My Work
There's no photograph of the life that used to be here. Just a color that won't sit still. A texture with no clean edge. That's the closest thing to true.
I call it a room, though I don't mean walls. I mean whatever held something real and let it go — an old farmhouse with wallpaper curling off the plaster and shoes still by the door. A summer night thick with fireflies, decades gone, still living under my skin. A self I used to be and can't get back to, because I kept moving and it didn't come with me.
I stand witness to life, painting it a way to be seen anyway.
It isn't only my rooms. Every life carries a farmhouse, a firefly night, a self outgrown. Painting is how I stand in one of those rooms, mine or anyone's, and say: this happened, someone was here, it counted.
Being witnessed is one of the most valuable things one person can offer another, and painting is how I offer it.
Witnessing doesn't only look backward. It points at what hasn't happened yet — the next room, unbuilt, waiting on nothing but the willingness to walk toward it. Getting there takes recklessness — you don't get to keep the old room and build the new one at once. At some point you let go and move, before you feel ready.
That's the real subject of this work: every room any of us has stood in, are standing in, or have yet to build, all of it seen, all of it held at once.

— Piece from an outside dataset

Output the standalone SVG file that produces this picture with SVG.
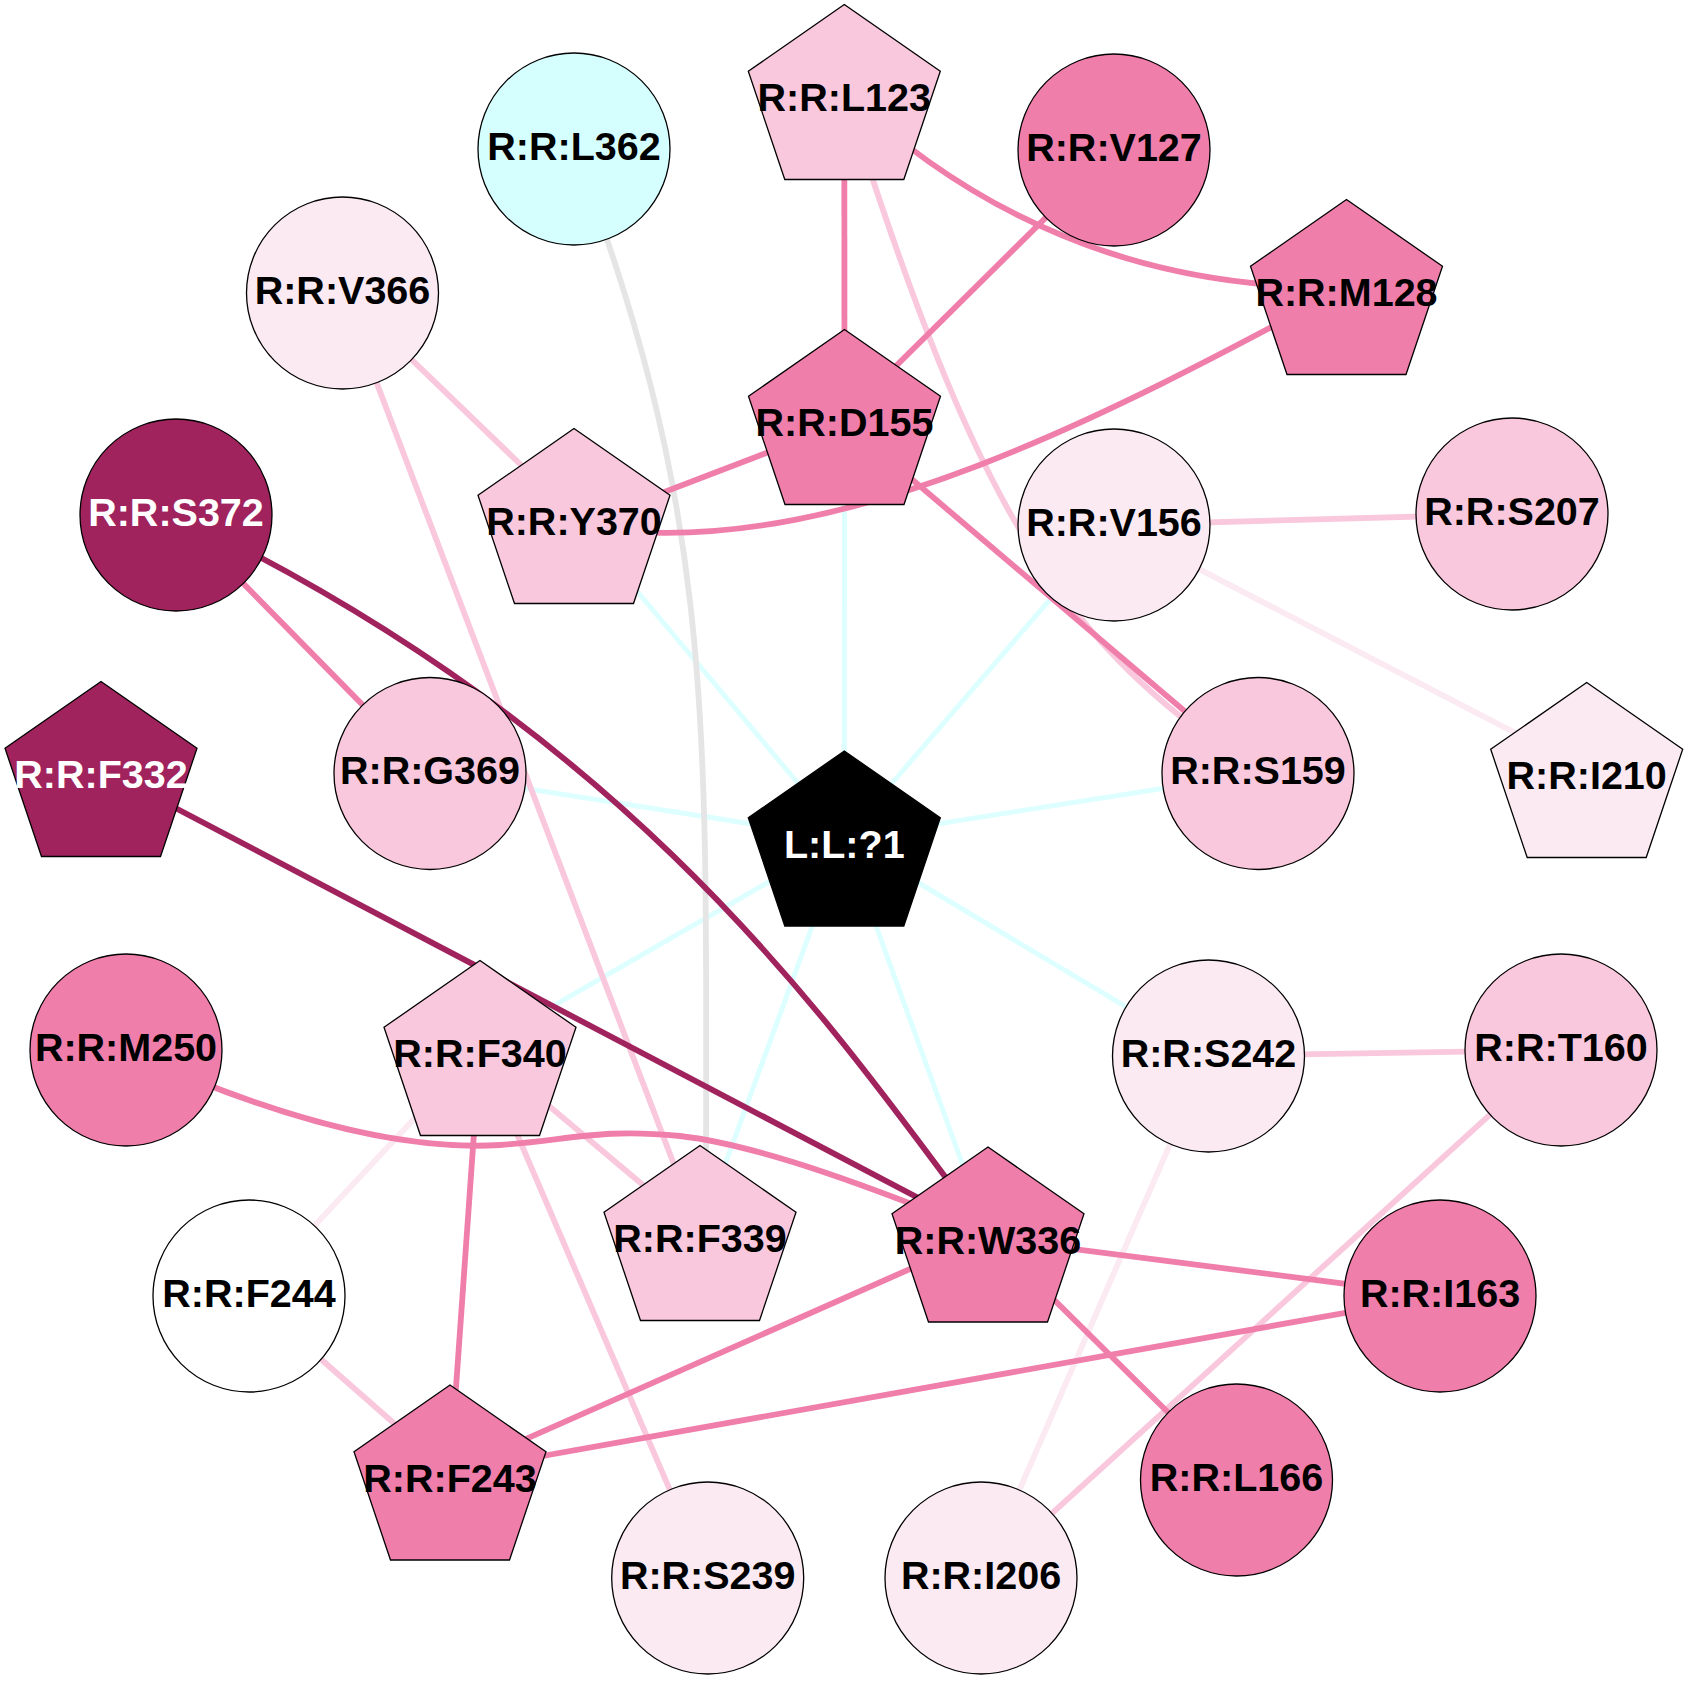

That's the argument for working abstractly. A finished picture would lie to you, pretending the room is still intact. Layers and unresolved color tell the truth instead: most of what mattered doesn't come back whole.
You're left with fragments — the unseen and unspoken, given form without being explained — left to do some of the finding, and the witnessing, yourself.
I'm not asking you to see my room. I'm asking you to notice you have one too. The painting is how I share mine — not explained, just offered — a color, a layer, a fragment left for you to sit with.


About
Beverly paints large-scale abstract work that moves the way memory does — in fragments, layers, color that won't quite sit still. Her process is physical: hardware-store brushes, broken sticks, rags, her own hands, dripping, scraping, wiping, and pulling paint across the surface until something true is left behind. She works in acrylic, oil, soft wax, and paper.
She grew up in rural Nebraska, where she'd disappear for hours into the open prairie — a landscape big enough to get lost in, and one that still shapes the scale and freedom of her work today.
Beverly began painting in Santa Fe in 2018. Wanting other artists to have that same experience of finding themselves in the work, she opened Santa Fe Artist Getaway the next year, moving her studio practice and teaching from Omaha to New Mexico.
Her coaching helps artists leave behind the rooms they've outgrown and step recklessly into what's next — encouraging them toward their next best work, not their safest one. She leads workshops in abstract expressionism built around painting big, free, and unguarded, along with arts-based team-building workshops for non-artists.
Beverly paints and teaches in Santa Fe, New Mexico.
Her art is held in collections including the University of Nebraska, Albrecht-Kemper Museum, the Wilson Performing Arts Center, and Four Seasons Resort Rancho Encantado. She is featured in Wild Lands, published by Jen Tough Gallery, and has shown with InArt Gallery, Anderson O'Brien Gallery, Jen Tough Gallery, Art Santa Fe, Strata Gallery, Gallery 1516, Visionary Arts Collective, Bemis Center, Albrecht-Kemper Museum of Art, Kansas City Artist Coalition, Norfolk Arts Center, and the Nebraska Governor's Residence.